The dishes don’t just impress; they evolve. The hummus still lands like a revelation, the shawarma still seduces, the vegetables still remind you you’ve been underestimating vegetables your entire life, but each time, there’s some new gesture, some surprising note that keeps you from taking any of it for granted. It’s not routine; it’s renewal.
And here’s the complicated truth: My feelings are painted by the time I spent working on the line there. It should’ve soured me, turned me off, made me roll my eyes whenever someone brought it up. But it didn’t. If anything, it made my respect deeper. Because now I know how much sweat, stress, and sheer willpower goes into upholding those standards. The food deserves its flowers, but so do the people who keep the bar that high, night after night.

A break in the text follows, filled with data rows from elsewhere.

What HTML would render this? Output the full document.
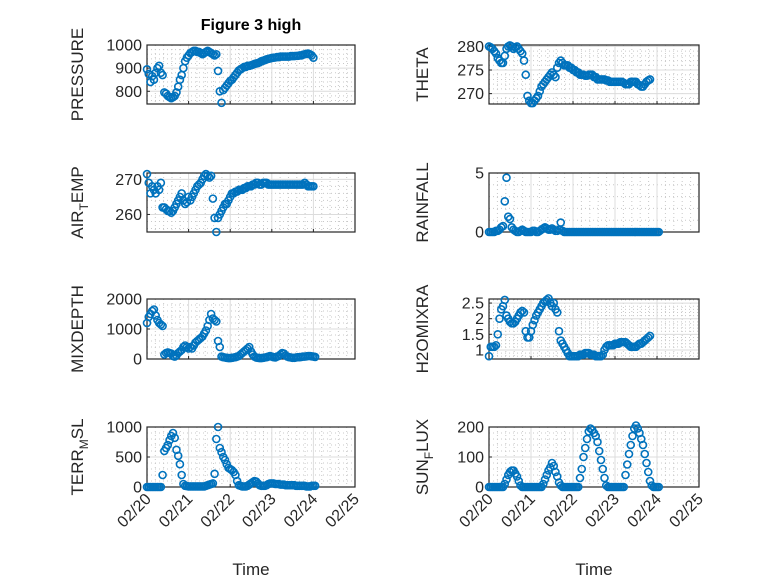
<!DOCTYPE html>
<html><head><meta charset="utf-8"><style>
html,body{margin:0;padding:0;background:#fff}
svg{display:block;font-family:"Liberation Sans",sans-serif}
</style></head><body>
<svg id="fig" width="778" height="583" viewBox="0 0 778 583" xmlns="http://www.w3.org/2000/svg">
<text x="251" y="30" text-anchor="middle" font-size="16" font-weight="bold" fill="#000">Figure 3 high</text>
</svg>
<script>
// hourly samples starting 02/20 00:00
const dayTicks = ["02/20","02/21","02/22","02/23","02/24","02/25"];
const pressure = [895,875,840,865,850,880,900,910,880,870,795,790,780,775,770,775,780,795,820,850,870,900,930,945,955,965,970,975,975,970,970,965,960,965,970,975,970,965,960,955,960,888,800,750,805,815,825,835,845,850,860,870,880,890,895,900,905,905,910,910,912,915,918,920,922,925,930,932,935,938,940,942,944,945,946,948,948,950,950,950,950,950,950,952,952,952,953,953,955,955,958,960,962,963,960,955,945];
const airTemp = [271.5,269,266,268,267,266,268,267,269,262,262,261.5,261,261,260.5,261,262,263,264,265,266,264,263,263.5,265,264,265,266,267,268,268.5,269,270,271,271.5,271,270.5,271,264.5,259,255,259,260,261,262,263,263,264,265,266,266,266.5,266.5,267,267,267,267.5,267.5,268,268,268,268.5,268.5,269,269,268.5,268.5,269,269,269,268.5,268.5,268.5,268.5,268.5,268.5,268.5,268.5,268.5,268.5,268.5,268.5,268.5,268.5,268.5,268.5,268.5,268.5,268.5,268.5,268.5,269,268.5,268,268,268,268];
const theta = [280,279.8,279.5,279,278.5,277.5,277,276.5,276.5,278,279.5,280,280.2,280,279.5,279.8,280,279.5,279,278.5,277,274,269.5,268.5,268,268,268.5,269,269.5,270.5,271.5,272,272.5,273,273.5,274,274.5,274,273.5,275.5,276.5,277,276.5,276,276,276,275.5,275.5,275,275,274.5,274.5,274,274,274,273.8,273.8,274,274,274,273.5,273.5,273,273,273,273,273,272.8,272.8,272.5,272.5,272.5,272.5,272.5,272.5,272.5,272.5,272.3,272,272,272,272.5,272.5,272.5,272.5,272,271.8,271.5,271.5,272,272.5,272.8,273];
const rainfall = [0,0,0,0,0.1,0.1,0.2,0.4,0.5,2.6,4.6,1.3,1.1,0.4,0.2,0.1,0,0,0.1,0.2,0.1,0,0,0,0,0.1,0.1,0,0,0.1,0.2,0.3,0.4,0.3,0.2,0.2,0.3,0.2,0.1,0.1,0.2,0.8,0.1,0,0,0,0,0,0,0,0,0,0,0,0,0,0,0,0,0,0,0,0,0,0,0,0,0,0,0,0,0,0,0,0,0,0,0,0,0,0,0,0,0,0,0,0,0,0,0,0,0,0,0,0,0,0,0];
const mixDepth = [1200,1400,1500,1600,1650,1450,1300,1200,1150,1100,150,200,220,200,180,100,80,120,200,250,300,400,450,400,350,400,350,450,550,600,650,700,750,850,950,1100,1300,1500,1350,1300,1250,600,400,80,60,50,40,30,30,40,50,60,80,100,150,200,250,300,350,400,250,150,80,50,40,30,30,40,50,60,80,100,80,60,50,80,100,150,200,180,120,80,60,50,40,40,50,60,60,70,80,80,90,100,100,90,80,70];
const h2oMix = [0.8,1.1,1.1,1.1,1.15,1.5,2.0,2.3,2.4,2.6,2.1,2.0,1.9,1.85,1.85,1.9,2.0,2.1,2.2,2.25,2.2,1.6,1.4,1.4,1.6,1.8,1.95,2.1,2.2,2.3,2.4,2.5,2.55,2.6,2.65,2.5,2.4,2.5,2.3,2.2,1.6,1.3,1.2,1.1,1.0,0.9,0.8,0.8,0.8,0.8,0.8,0.8,0.85,0.85,0.85,0.9,0.9,0.9,0.85,0.85,0.85,0.8,0.8,0.8,0.8,0.85,1.0,1.1,1.15,1.15,1.15,1.15,1.2,1.2,1.2,1.25,1.25,1.25,1.25,1.2,1.15,1.1,1.1,1.1,1.1,1.15,1.2,1.2,1.25,1.3,1.35,1.4,1.45];
const terrMsl = [0,0,0,0,0,0,0,0,0,200,600,650,700,780,850,900,820,620,520,380,200,50,20,15,10,10,10,10,10,10,10,10,10,10,20,30,40,50,60,220,800,1000,650,580,500,450,380,320,300,280,250,200,100,30,20,10,10,10,20,40,60,80,100,90,60,30,20,20,20,30,50,60,60,60,50,50,50,40,40,40,30,30,30,30,30,30,20,20,20,20,20,20,10,10,10,20,20,20];
const sunFlux = [0,0,0,0,0,0,0,0,0,10,25,40,50,55,55,45,35,20,5,0,0,0,0,0,0,0,0,0,0,0,0,10,25,40,55,65,80,70,50,35,15,5,0,0,0,0,0,0,0,0,0,0,30,60,100,130,160,185,195,190,180,170,150,120,90,60,30,5,0,0,0,0,0,0,0,0,0,0,40,75,110,140,170,195,205,195,180,160,140,110,80,50,20,5,0,0,0,0];

const NS="http://www.w3.org/2000/svg";
const svg=document.getElementById('fig');
function mk(tag,attrs,parent){const e=document.createElementNS(NS,tag);for(const k in attrs)e.setAttribute(k,attrs[k]);(parent||svg).appendChild(e);return e;}

const panels=[
 {key:'pressure',data:pressure,x0:147,x1:355,y0:45,y1:104,ymin:745,ymax:1000,ticks:[800,900,1000],minor:20,label:'PRESSURE',bottom:false},
 {key:'theta',data:theta,x0:489,x1:699,y0:45,y1:104,ymin:267.8,ymax:280.3,ticks:[270,275,280],minor:1,label:'THETA',bottom:false},
 {key:'air-temp',data:airTemp,x0:147,x1:355,y0:173,y1:232,ymin:255,ymax:271.8,ticks:[260,270],minor:2,label:'AIR<T>EMP',bottom:false},
 {key:'rainfall',data:rainfall,x0:489,x1:699,y0:173,y1:232,ymin:0,ymax:5,ticks:[0,5],minor:1,label:'RAINFALL',bottom:false},
 {key:'mixdepth',data:mixDepth,x0:147,x1:355,y0:299,y1:359,ymin:0,ymax:2000,ticks:[0,1000,2000],minor:200,label:'MIXDEPTH',bottom:false},
 {key:'h2omixra',data:h2oMix,x0:489,x1:699,y0:299,y1:359,ymin:0.71,ymax:2.63,ticks:[1,1.5,2,2.5],minor:0.1,label:'H2OMIXRA',bottom:false},
 {key:'terr-msl',data:terrMsl,x0:147,x1:355,y0:427,y1:487,ymin:0,ymax:1000,ticks:[0,500,1000],minor:100,label:'TERR<M>SL',bottom:true},
 {key:'sun-flux',data:sunFlux,x0:489,x1:699,y0:427,y1:487,ymin:0,ymax:200,ticks:[0,100,200],minor:20,label:'SUN<F>LUX',bottom:true}
];

panels.forEach(p=>{
 const g=mk('g',{});
 
 
 const xs=d=>p.x0+(p.x1-p.x0)*d/5;
 const ys=v=>p.y1-(p.y1-p.y0)*(v-p.ymin)/(p.ymax-p.ymin);
 for(let d=0;d<5;d+=0.2){const x=xs(d);if(Math.abs(d-Math.round(d))<1e-6)continue;
  mk('line',{x1:x,x2:x,y1:p.y0,y2:p.y1,stroke:'#c8c8c8','stroke-width':1,'stroke-dasharray':'1,3'},g);}
 for(let v=Math.ceil(p.ymin/p.minor)*p.minor;v<=p.ymax;v+=p.minor){
  if(p.ticks.some(t=>Math.abs(t-v)<1e-6))continue;const y=ys(v);
  mk('line',{x1:p.x0,x2:p.x1,y1:y,y2:y,stroke:'#c8c8c8','stroke-width':1,'stroke-dasharray':'1,3'},g);}
 for(let d=1;d<5;d++){const x=xs(d);mk('line',{x1:x,x2:x,y1:p.y0,y2:p.y1,stroke:'#dcdcdc','stroke-width':1},g);}
 p.ticks.forEach(t=>{const y=ys(t);mk('line',{x1:p.x0,x2:p.x1,y1:y,y2:y,stroke:'#dcdcdc','stroke-width':1},g);
  mk('line',{x1:p.x0,x2:p.x0+3,y1:y,y2:y,stroke:'#262626'},g);
  const tl=mk('text',{x:p.x0-5,y:y+5.5,'text-anchor':'end','font-size':16,fill:'#262626'},g);
  
  
  tl.textContent=String(t);});
 for(let d=0;d<=5;d++){const x=xs(d);mk('line',{x1:x,x2:x,y1:p.y1,y2:p.y1-3,stroke:'#262626'},g);
  if(p.bottom){const tx=mk('text',{x:0,y:0,'text-anchor':'end','font-size':16,fill:'#262626',transform:`translate(${x+5},${p.y1+13}) rotate(-45)`},g);
   
   
   tx.textContent=dayTicks[d];}}
 const box=mk('rect',{x:p.x0,y:p.y0,width:p.x1-p.x0,height:p.y1-p.y0,fill:'none',stroke:'#262626','stroke-width':1.2},g);
 
 
 p.data.forEach((v,i)=>{const c=mk('circle',{cx:xs(i/24),cy:ys(v),r:3.5,fill:'none',stroke:'#0072BD','stroke-width':1.6},g);
  
  });
 const cy=(p.y0+p.y1)/2, lx=p.x0===147?83:428;
 const yl=mk('text',{x:0,y:0,'text-anchor':'middle','font-size':17,fill:'#262626',transform:`translate(${lx},${cy}) rotate(-90)`},g);
 
 
 const m=p.label.match(/^(.*)<(.)>(.*)$/);
 if(m){yl.appendChild(document.createTextNode(m[1]));
  const s=mk('tspan',{'font-size':12,dy:5},yl);s.textContent=m[2];
  const r=mk('tspan',{dy:-5},yl);r.textContent=m[3];}
 else yl.textContent=p.label;
 if(p.bottom){const xt=mk('text',{x:(p.x0+p.x1)/2,y:575,'text-anchor':'middle','font-size':17,fill:'#262626'},g);
  
  
  xt.textContent='Time';}
});
</script>
</body></html>
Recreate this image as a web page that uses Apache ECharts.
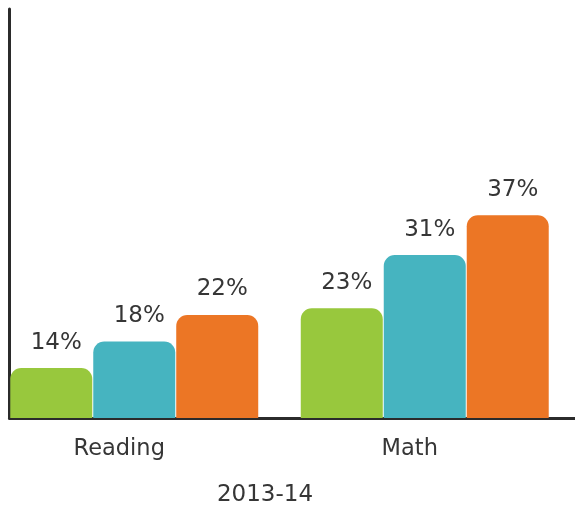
<!DOCTYPE html>
<html>
<head>
<meta charset="utf-8">
<script src="https://cdn.jsdelivr.net/npm/echarts@6/dist/echarts.min.js"></script>
<style>
  html, body { margin: 0; padding: 0; background: #fff; }
  #chart { width: 575px; height: 508px; }
</style>
</head>
<body>
<div id="chart"></div>
<script>
// 数据
var categories = ['Reading', 'Math'];
var groupA = [14, 23];
var groupB = [18, 31];
var groupC = [22, 37];
var yearLabel = '2013-14';

(function () {
    var myChart = echarts.init(document.getElementById('chart'));
    var textColor = '#363636';
    var font = 'DejaVu Sans';

    function barSeries(name, data, color) {
        return {
            name: name,
            type: 'bar',
            xAxisIndex: 1,
            yAxisIndex: 1,
            data: data,
            barWidth: 82,
            barGap: '1.2%',
            itemStyle: {
                color: color,
                borderRadius: [11, 11, 0, 0]
            },
            label: {
                show: true,
                position: 'top',
                distance: 14,
                offset: [5, 0],
                formatter: '{c}%',
                color: textColor,
                fontFamily: font,
                fontSize: 23
            }
        };
    }

    var option = {
        animation: false,
        // grid 0 只画坐标轴线, grid 1 放柱子
        grid: [
            { left: 9.5, right: 0, top: 9, bottom: 90, outerBoundsMode: 'none' },
            { left: -11, width: 581, top: 9, bottom: 90, outerBoundsMode: 'none' }
        ],
        xAxis: [
            {
                type: 'category',
                gridIndex: 0,
                data: categories,
                axisLine: { lineStyle: { color: '#2b2b2b', width: 3 } },
                axisTick: { show: false },
                axisLabel: { show: false }
            },
            {
                type: 'category',
                gridIndex: 1,
                data: categories,
                axisLine: { show: false },
                axisTick: { show: false },
                axisLabel: {
                    color: textColor,
                    fontFamily: font,
                    fontSize: 22.5,
                    margin: 20,
                    padding: [0, 30, 0, 0]
                },
                name: yearLabel,
                nameLocation: 'middle',
                nameGap: 66,
                nameTextStyle: {
                    color: textColor,
                    fontFamily: font,
                    fontSize: 23,
                    padding: [0, 29, 0, 0]
                }
            }
        ],
        yAxis: [
            {
                type: 'value',
                gridIndex: 0,
                min: 6.5,
                max: 68,
                axisLine: { show: true, lineStyle: { color: '#2b2b2b', width: 3 } },
                axisTick: { show: false },
                axisLabel: { show: false },
                splitLine: { show: false }
            },
            {
                type: 'value',
                gridIndex: 1,
                min: 6.5,
                max: 68,
                show: false,
                splitLine: { show: false }
            }
        ],
        series: [
            barSeries('A', groupA, '#98c83d'),
            barSeries('B', groupB, '#46b4c0'),
            barSeries('C', groupC, '#ec7625')
        ]
    };
    myChart.setOption(option);

    window.addEventListener('resize', function () {
        myChart.resize();
    });
})();
</script>
</body>
</html>
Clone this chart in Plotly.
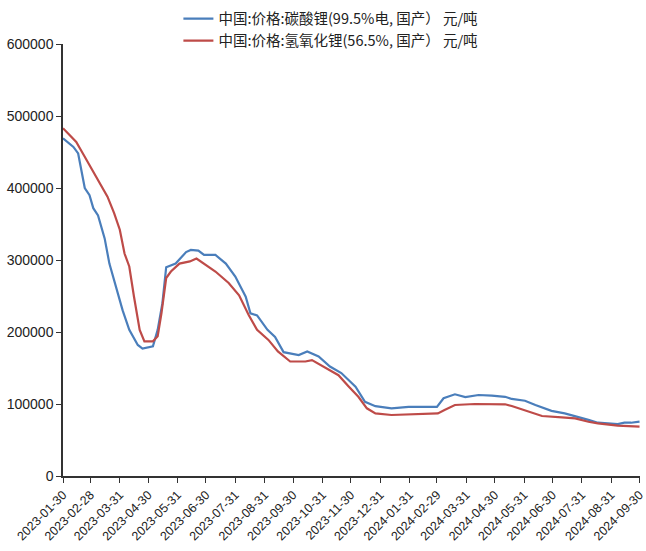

Do I sometimes wonder if the love will last? Sure. Even in great relationships, there are nights you fidget, question, doubt. But then a plate hits the table and the room tilts, and suddenly you remember why you said yes in the first place. That’s what makes this a marriage: not perfection, but the deep faith that giving it its flowers, for better or worse, is always the right call.
Bavel doesn’t just feed me. It raises my standards, quietly and insistently, the way real love should. Reader, this is the one I marry. Faithfully, hungrily, and without regret.
So here we are: Jon & Vinny’s, the fling who texts you at midnight and makes you kvell about it later. Badmaash, the visionary who left me questioning my own politics before I finally admitted we weren’t a fit. And Bavel, the love story, love at first sight that somehow never burned out, still teaching me to raise my standards every single time.
If nothing else, Volume Six proves that dining in LA is never just about food. It’s about projection, ego, heartbreak, and the occasional revelation tucked inside a shawarma. Some restaurants thrill, some confuse, some raise the bar so high you wonder how you ever settled before.
And that’s the whole point of this ridiculous little framework: to remind myself, and maybe you, that food, like love, isn’t about perfection. It’s about the stories we tell, the standards we set, and the faith that sometimes, even in this city of smoke and mirrors, the right flame really will last.